Is This 'Auto-Hedge' Worth the Risk?

A look at the Barclays S&P VEQTOR ETN (VQT), which adjusts based on the S&P 500 Index (SPX)

by Adam Warner

Published on Jul 20, 2015 at 10:20 AM
Updated on Jun 24, 2020 at 10:16 AM

With the benefit of hindsight, you'd know that the first six-plus months of 2015 would morph into the Golden Age of Churn. But let's say you knew that in advance of this year. I'm not talking about having the equivalent of Biff Tannen's Almanac for stock prices. Rather, what basic strategy would you employ knowing it was a year of unsustainable moves in both directions? 

You would certainly sell straddles and strangles, and you wouldn't bother to aggressively hedge with the underlying stock(s). You would also likely fade the stock moves themselves and flip like crazy. 

You would stay away from volatility exchange-traded funds (ETFs), though that's good advice anyways. But what about Barclays S&P VEQTOR ETN (VQT)?

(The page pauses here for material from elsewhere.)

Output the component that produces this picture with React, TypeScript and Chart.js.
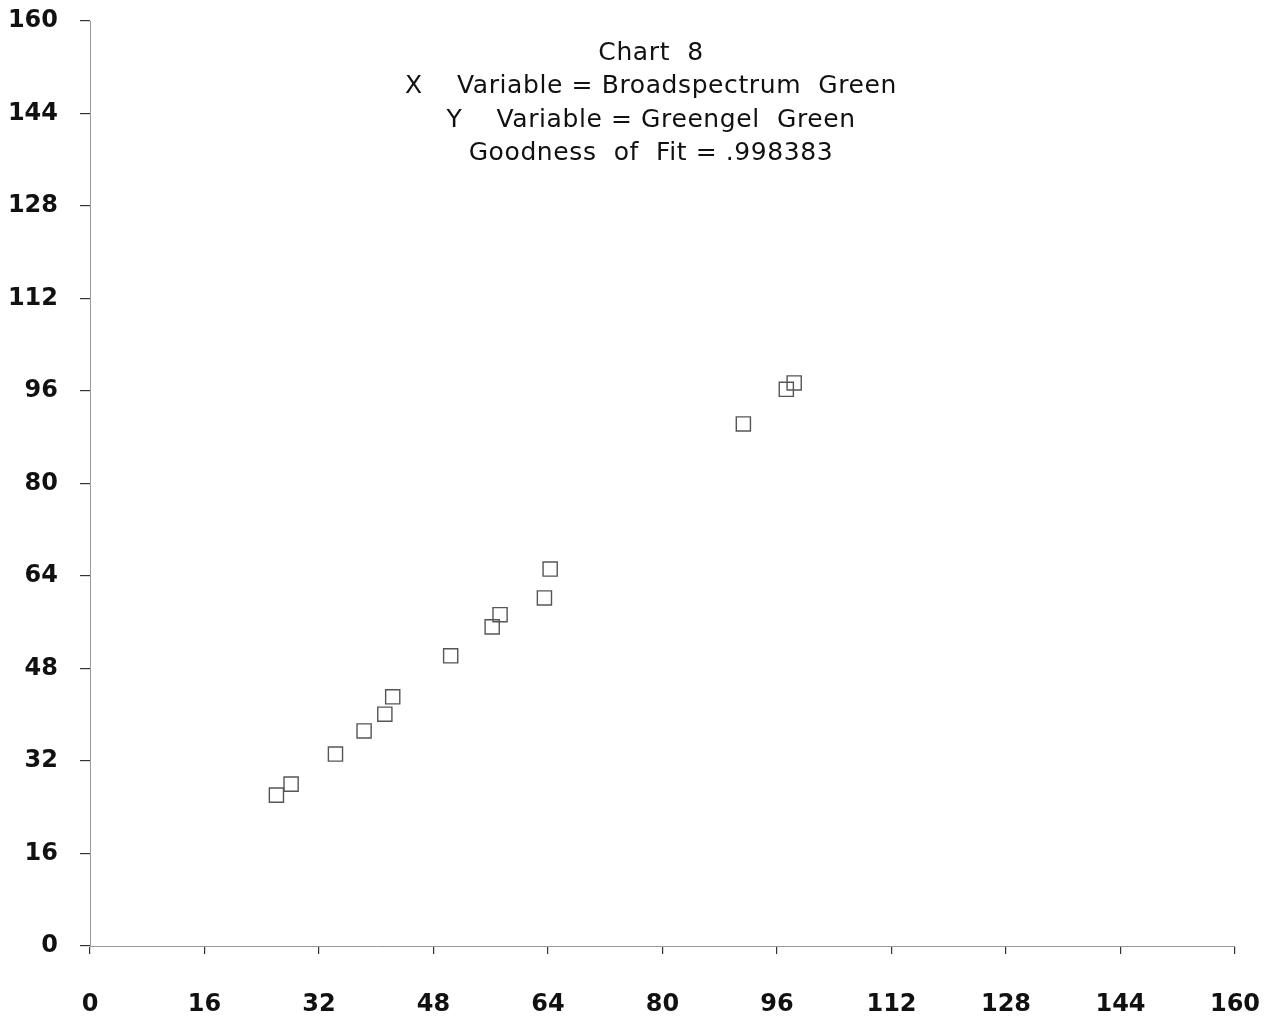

"The Barclays ETN+ S&P VEQTOR ETN tracks an index that dynamically allocates exposure between equity, volatility and cash based on market conditions.

... VQT's dynamic strategy aims to provide maximum equity exposure, via the S&P 500 in good times, and hedge its equity exposure in periods of high volatility. The underlying index adjusts its allocation to the S&P 500 and the S&P 500 VIX Futures Index based on 1-month realized volatility and forward implied volatility. In addition, the index moves to a full nominal cash allocation if it falls by more than 2% over 5 consecutive trading days."  

You might be tempted to own it. I mean, you can ride the S&P 500 Index (SPX) between Greek Crises, and then hedge with some CBOE Volatility Index (VIX) products. And then you can theoretically go to all cash if it really gets ugly. Sounds promising.

The reality in 2015? Not so good. Here's VQT vs. the SPX this year:

150720Warner

It tracked well for a couple of months, than has just fallen off a relative cliff.

As I think about it, some of it makes sense. Every little volatility breakout has turned into a fake-out. Perhaps VQT has gotten a little whipsawed. But I'm not sure why it's done this relatively poorly. There just haven't even been that many fake breakouts. And the biggest ones took place in early January and just a few weeks ago. VQT seemed to handle the early January case relatively well; it didn't underperform at all and that's actually very good performance. You got some protection at no cost of "alpha." 

As to July, well, I suppose that underperformance makes some sense. SPX turned around and VQT likely went into VIX products and now can't quite catch up. 

What has me baffled is that middle part. Why did VQT do so badly in March? Volatility was meh. If it went into full hedge, then it needs to change its parameters. That wasn't a scare that required sustained protection.

All of which leads me to a similar point I always make about a product like this. It sounds interesting and great in theory. I mean auto-hedging, what could be better? But in reality, it's just a strategy, and it doesn't require much to replicate and tweak on your own. VQT will save you from big hits. But just simply going to cash when the S&P goes below the 200-day moving average will cost you some small money here and there but will save you from big hits too. I'm not recommending that, just pointing it out as an easy plan. 

Disclaimer: Mr. Warner's opinions expressed above do not necessarily represent the views of Schaeffer's Investment Research.